A New Technology That’s Now Old Hat - The Microwave Oven
03 July 1999
Which kitchen does not possess a microwave oven today? It heats that cup of milk, cooks a tasty snack or thaws out the chicken earmarked for Sunday lunch. A relatively recent development, the microwave oven is widespread in European households.
In an environment of social change, where working women spend less time preparing meals, the microwave oven is a welcome solution. As well as conventionally made meals, it cooks the plethora of ready-to-eat foods now available on the market. Although a fairly modern invention, the microwave is now a familiar appliance.
How does it work?
Microwaves form part of the electromagnetic spectrum, and their frequency is situated between infrared waves and radio and television waves. Scientists during World War II realised that these microwaves then used in communication systems had other uses. Since then, the early technology has been transformed into the modern, sophisticated kitchen appliance. In an oven cavity, a magnetron transforms electrical energy at low frequency into high frequency microwaves and sends this concentrated energy down a waveguide, which enters the food. The energy makes the water molecules in the food vibrate at 2.5 billion times a second and heating occurs due to rotation of the water molecules.
As with all food preparation, whether conventional or microwaved, consumers should follow heating instructions on the food packaging and ensure that the food is thoroughly cooked. The depth to which microwaves penetrate a food differs depending on its density. For example, foods like minced beef or pureed potatoes cook faster than denser foods such as steak or whole potatoes. Sometimes microwaved food has hot and cold spots; this is because energy distribution is uneven. Mode stirrers or turn tables in the oven help improve the energy distribution in the food. Microwaves cook food from the outside to the centre. Small food items cook faster than large ones.

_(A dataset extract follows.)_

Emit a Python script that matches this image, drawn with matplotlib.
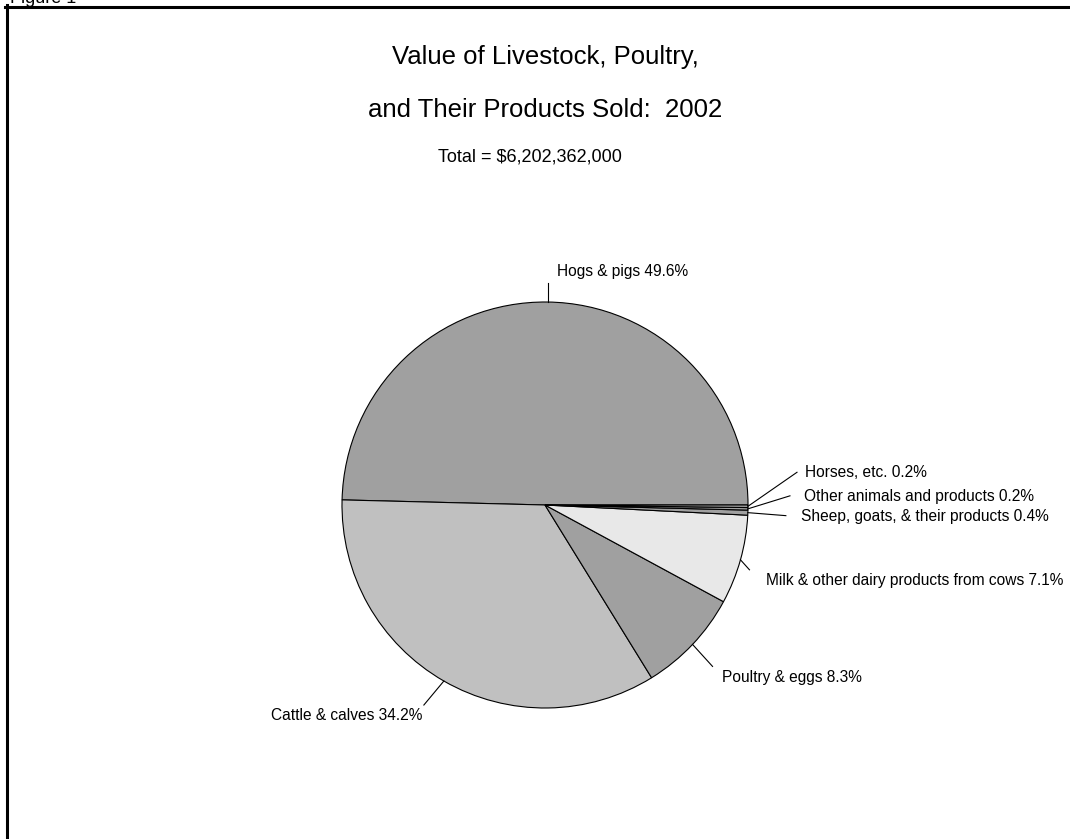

For this reason, thicker or denser portions of food should be placed to the outside of the cooking dish with thinner less dense ones placed on the inside. One item cooks faster than several. The explanation is that when the energy is divided among several foods the cooking time is longer.
What about vitamins and minerals?
Vitamin retention in some cases of microwaved foods can be even better than in conventionally cooked foods. This improvement is due to the higher energy levels and thus shorter cooking time required in a microwave oven. Minerals cannot be destroyed during food treatment, they can however, be lost in cooking water or meat juices. Studies of a variety of vegetables cooked conventionally, and in a microwave oven, for various lengths of time, revealed a negligible change in mineral content regardless of cooking method.1 Cooking in microwave ovens is safe; it saves on energy and time. A high tech. research result is now a common household technology!